Execution Building Blocks

Thread

  • Has its own registers and private variables.

Warp / Wave

  • Fixed-size group of threads executed together in lockstep.

  • These are hardware  scheduling units — the smallest batch of threads that can be executed together.

  • The SM/CU scheduler runs one warp/wave at a time on its execution units.

    • The SM does not  literally execute a whole warp in a single cycle always; the SM issues instructions for a warp and can interleave instructions from multiple warps to hide latency.

    • The warp is the smallest scheduling/issue granularity, but instruction dispatch and active lanes depend on pipeline and issue width.

    • Reconvergence is implemented by hardware (and compiler) mechanisms; divergent threads are masked and the SM executes each path serially until reconvergence.

  • Wavefront  (AMD) or Warp  (NVIDIA).

  • Common sizes:

    • NVIDIA warp: 32 threads.

    • AMD Wavefront: 64 threads.

  • These threads share a program counter  and execute the same instruction at the same time (SIMT model).

  • If threads diverge in control flow, the hardware masks off threads not taking the current branch until they reconverge.

Workgroup (API abstraction)
  • Defined by you  in Vulkan’s compute shader or GLSL/HLSL.

  • Group of threads that can share shared memory  within a single SM/CU.

  • A workgroup is scheduled to a single SM/CU for its lifetime while active, but a workgroup may be split across multiple SMs over time if the runtime re-schedules (e.g., after preemption or context switch).

    • Practically, code semantics assume the workgroup runs on a single SM until completion.

  • Size: arbitrary (within hardware limits), e.g., local_size_x = 256 .

  • Purpose: group of threads that:

    • Can share shared memory / LDS .

    • Can synchronize using barrier()  calls.

  • Hardware: The entire workgroup runs within one SM/CU  (so they can share its on-chip memory).

  • Example:

    • If you set local_size_x = 256 , that’s 256 threads in the workgroup.

  • Subgroup (API Abstraction)

    • Subset of threads in a workgroup that maps to a warp/wave (e.g., 32 threads).

    • Enables warp-level operations (shuffles, reductions) without shared memory .

    • Exposed in Vulkan/OpenCL; size is queried at runtime.

SM (Streaming Multiprocessor) / CU (Compute Unit)

  • SM  = Streaming Multiprocessor (NVIDIA terminology).

  • CU  = Compute Unit (AMD terminology).

  • Hardware block that runs multiple warps/waves.

  • This is the fundamental hardware block that executes shader threads.

  • Has per-SM caches and shared memory.

    • Registers  (not shared between SMs).

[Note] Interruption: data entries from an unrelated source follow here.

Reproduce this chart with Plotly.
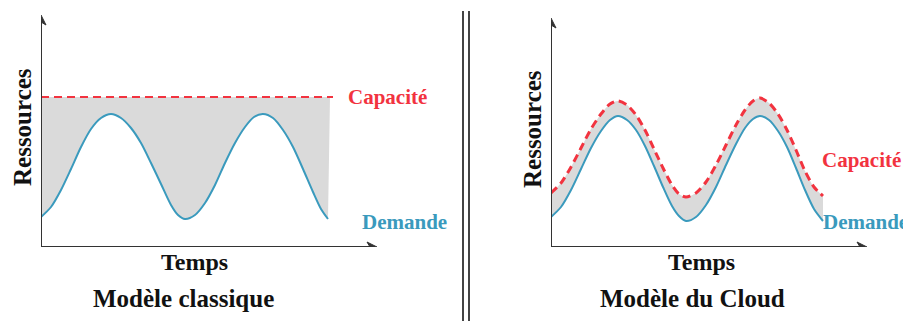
import plotly.graph_objects as go

# page body has an 8px default margin: shift everything by it
OFF = 8
W, H = 911 - OFF, 321 - OFF

# ---- data (y = resource level, x = time) ----
# Modèle classique
t_left = [0, 10, 20, 30, 40, 50, 60, 70, 80, 90, 100, 110, 120, 130, 137, 144,
          154, 164, 174, 184, 194, 204, 213, 222, 232, 242, 252, 262, 272, 280, 287]
demand_left = [30, 40, 57, 78, 100, 118, 129, 133, 129, 119, 104, 84, 63, 42, 32, 28,
               32, 44, 62, 84, 104, 120, 130, 133, 129, 117, 100, 78, 55, 38, 28]
cap_left_t = [0, 292]
cap_left = [150, 150]

# Modèle du Cloud
t_right = [0, 10, 20, 30, 40, 50, 59, 67, 76, 85, 94, 103, 112, 121, 128, 135,
           145, 155, 165, 175, 185, 194, 202, 209, 218, 227, 236, 245, 254, 263, 272]
demand_right = [30, 40, 57, 78, 99, 116, 127, 131, 127, 117, 101, 81, 60, 41, 31, 26,
                30, 42, 60, 82, 103, 119, 128, 131, 127, 116, 100, 79, 57, 38, 26]
cap_right = [54, 64, 80, 99, 118, 133, 143, 146, 142, 132, 117, 98, 79, 62, 53, 50,
             54, 65, 82, 102, 122, 137, 146, 149, 144, 133, 117, 97, 76, 60, 51]

RED = "#f2333f"
BLUE = "#3a9abd"
GREY = "#dadada"
AX = "#333333"


def px(x):
    return (x - OFF) / W


def py(y):
    return 1 - (y - OFF) / H


fig = go.Figure()

# left panel
fig.add_trace(go.Scatter(x=[0, 289], y=cap_left, mode="lines", line=dict(width=0),
                         xaxis="x", yaxis="y", showlegend=False, hoverinfo="skip"))
fig.add_trace(go.Scatter(x=t_left, y=demand_left, mode="lines", fill="tonexty", fillcolor=GREY,
                         line=dict(color=BLUE, width=2, shape="spline", smoothing=0.8),
                         xaxis="x", yaxis="y", showlegend=False))
fig.add_trace(go.Scatter(x=cap_left_t, y=cap_left, mode="lines",
                         line=dict(color=RED, width=2, dash="8px,5px"),
                         xaxis="x", yaxis="y", showlegend=False))

# right panel
fig.add_trace(go.Scatter(x=t_right, y=cap_right, mode="lines",
                         line=dict(width=0, shape="spline", smoothing=0.8),
                         xaxis="x2", yaxis="y2", showlegend=False, hoverinfo="skip"))
fig.add_trace(go.Scatter(x=t_right, y=demand_right, mode="lines", fill="tonexty", fillcolor=GREY,
                         line=dict(color=BLUE, width=2, shape="spline", smoothing=0.8),
                         xaxis="x2", yaxis="y2", showlegend=False))
fig.add_trace(go.Scatter(x=t_right, y=cap_right, mode="lines",
                         line=dict(color=RED, width=3, dash="8px,5px", shape="spline", smoothing=0.8),
                         xaxis="x2", yaxis="y2", showlegend=False))

ydom = [py(247), py(15)]
ax_common = dict(visible=False, showgrid=False, zeroline=False, fixedrange=True)
fig.update_layout(
    width=W, height=H, margin=dict(l=0, r=0, t=0, b=0),
    paper_bgcolor="white", plot_bgcolor="rgba(0,0,0,0)",
    xaxis=dict(domain=[px(41), px(377)], range=[0, 336], **ax_common),
    yaxis=dict(domain=ydom, range=[0, 232], **ax_common),
    xaxis2=dict(domain=[px(551), px(867)], range=[0, 316], **ax_common),
    yaxis2=dict(domain=ydom, range=[0, 232], **ax_common),
)

shapes = []
for xr, yr, xend, ytop in [("x", "y", 336, 232), ("x2", "y2", 316, 229)]:
    shapes.append(dict(type="line", xref=xr, yref=yr, x0=0, y0=0, x1=0, y1=ytop - 4,
                       line=dict(color=AX, width=2)))
    shapes.append(dict(type="line", xref=xr, yref=yr, x0=0, y0=0, x1=xend - 4, y1=0,
                       line=dict(color=AX, width=2)))
    shapes.append(dict(type="path", xref=xr, yref=yr,
                       path=f"M -5,{ytop-10} L 0,{ytop} L 5,{ytop-10} L 0,{ytop-7} Z",
                       fillcolor=AX, line=dict(color=AX, width=1)))
    shapes.append(dict(type="path", xref=xr, yref=yr,
                       path=f"M {xend-10},5 L {xend},0 L {xend-10},-5 L {xend-7},0 Z",
                       fillcolor=AX, line=dict(color=AX, width=1)))
# double separator
for xs in [463, 469]:
    shapes.append(dict(type="line", xref="paper", yref="paper", x0=px(xs), x1=px(xs),
                       y0=-0.1, y1=py(11), line=dict(color="#444444", width=2)))
fig.update_layout(shapes=shapes)

SERIF = "Liberation Serif"


def ann(text, x, y, size, color, family, angle=0, bold=True):
    fig.add_annotation(text=f"<b>{text}</b>" if bold else text, x=px(x), y=py(y),
                       xref="paper", yref="paper", showarrow=False, textangle=angle,
                       xanchor="center", yanchor="middle",
                       font=dict(size=size, color=color, family=family))


ann("Capacité", 387, 97, 21, RED, SERIF)
ann("Demande", 404, 222, 21, BLUE, SERIF)
ann("Ressources", 23, 127, 25, "#111111", SERIF, angle=-90)
ann("Temps", 194, 262, 24, "#111111", SERIF)
ann("Modèle classique", 183, 298, 25, "#111111", SERIF)

ann("Capacité", 861, 160, 21, RED, SERIF)
ann("Demande", 865, 222, 21, BLUE, SERIF)
ann("Ressources", 532, 129, 25, "#111111", SERIF, angle=-90)
ann("Temps", 701, 262, 24, "#111111", SERIF)
ann("Modèle du Cloud", 692, 298, 25, "#111111", SERIF)

fig.write_html("out.html")
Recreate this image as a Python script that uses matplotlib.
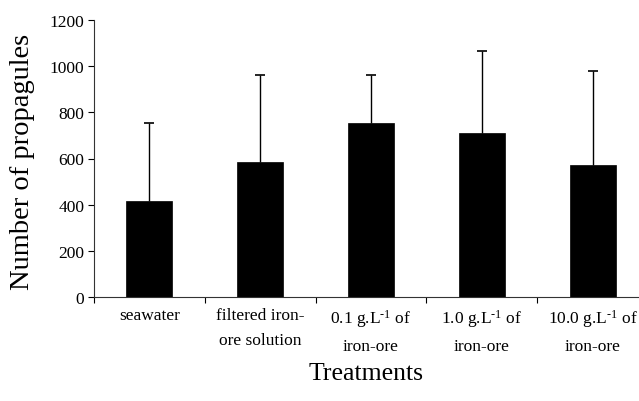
import matplotlib
matplotlib.use("Agg")
import matplotlib.pyplot as plt
import numpy as np

categories = ["seawater", "filtered iron-\nore solution",
              "0.1 g.L$^{\\text{-}1}$ of\niron-ore", "1.0 g.L$^{\\text{-}1}$ of\niron-ore",
              "10.0 g.L$^{\\text{-}1}$ of\niron-ore"]
means = [416, 583, 752, 709, 574]
upper_err = [338, 379, 210, 357, 406]
yticks = [0, 200, 400, 600, 800, 1000, 1200]

plt.rcParams['font.family'] = ['Liberation Serif', 'DejaVu Serif']
plt.rcParams['mathtext.fontset'] = 'custom'
plt.rcParams['mathtext.rm'] = 'Liberation Serif'
plt.rcParams['mathtext.it'] = 'Liberation Serif:italic'

fig = plt.figure(figsize=(6.39, 4.02), dpi=100)
W, H = 639, 402
left, right, bottom, top = 94, 648, 298, 21
ax = fig.add_axes([left / W, 1 - bottom / H, (right - left) / W, (bottom - top) / H])

x = np.arange(len(means))
ax.bar(x, means, width=0.415, color='black', edgecolor='black', linewidth=0.5, zorder=2)
eb = ax.errorbar(x, means, yerr=[[0] * len(means), upper_err], fmt='none', ecolor='black',
                 elinewidth=1.0, capsize=3.5, capthick=1.2, zorder=3)
eb[1][0].set_visible(False)

ax.set_xlim(-0.5, len(means) - 0.5)
ax.set_ylim(0, 1200)
ax.set_yticks(yticks)
ax.set_yticklabels([str(v) for v in yticks], fontsize=12.5)
ax.set_xticks(np.arange(len(means) + 1) - 0.5)
ax.set_xticklabels([])
ax.set_xticks(x, minor=True)
ax.set_xticklabels(categories, minor=True, fontsize=12.5, linespacing=1.75)
ax.tick_params(axis='x', which='minor', length=0, pad=7)
ax.tick_params(axis='x', which='major', length=4, direction='out', width=0.8)
ax.tick_params(axis='y', length=4, direction='out', width=0.8, pad=3)
for s in ['top', 'right']:
    ax.spines[s].set_visible(False)
for s in ['left', 'bottom']:
    ax.spines[s].set_linewidth(0.8)
    ax.spines[s].set_color('#333333')

fig.text(23 / W, 1 - 162 / H, "Number of propagules", rotation=90, fontsize=20.5,
         ha='center', va='center')
fig.text(366 / W, 1 - 374 / H, "Treatments", fontsize=18.5, ha='center', va='center')

fig.savefig("out.png", dpi=100)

    • Shared memory  (LDS).

    • L1 cache  (per-SM).

    • Implication: If one SM’s L1 cache is filled with certain data, another SM won’t see it — coherence happens at L2.

  • Resource Partitioning :

    • Fixed registers/thread (e.g., 255 regs/thread on NVIDIA Ampere).

    • Shared memory configurable (e.g., 64–164 KB on NVIDIA).

  • Concurrent Execution :

    • Runs multiple warps/waves simultaneously (e.g., 64 warps/SM on NVIDIA).

    • Hides latency via zero-cost warp switching.

  • Each SM/CU has :

    • Its own set of registers (private to threads assigned to it).

    • Its own shared memory / LDS (Local Data Store), accessible to all threads in a workgroup.

    • Access to L1 cache and special-function units (SFUs).

  • Vulkan equivalent: A workgroup  in a compute shader runs entirely within one SM/CU.

TPC/GPC (Texture Processing Cluster / Graphics Processing Cluster) / SA (Shader Array)

  • A group of SMs/CUs that may share intermediate caches or specialized hardware.

  • NVIDIA :

    • "Texture Processing Cluster" (TPC) or "Graphics Processing Cluster" (GPC)

    • Groups 2–8 SMs sharing raster/tessellation units.

  • AMD :

    • "Shader Array" (SA) in RDNA

    • Uses “Shader Array” or “Workgroup Processor” as a cluster-like grouping.

    • Groups 2 CUs sharing instruction cache/ray accelerators.

  • Shared at cluster level: Sometimes texture units, geometry units, or a shared instruction cache.

GPU Die

  • Graphics Engine (e.g., AMD's Shader Engine, NVIDIA's GPC).

  • Contains multiple clusters + fixed-function units (geometry, raster).

GPU

  • All clusters together, sharing the L2 cache and global memory.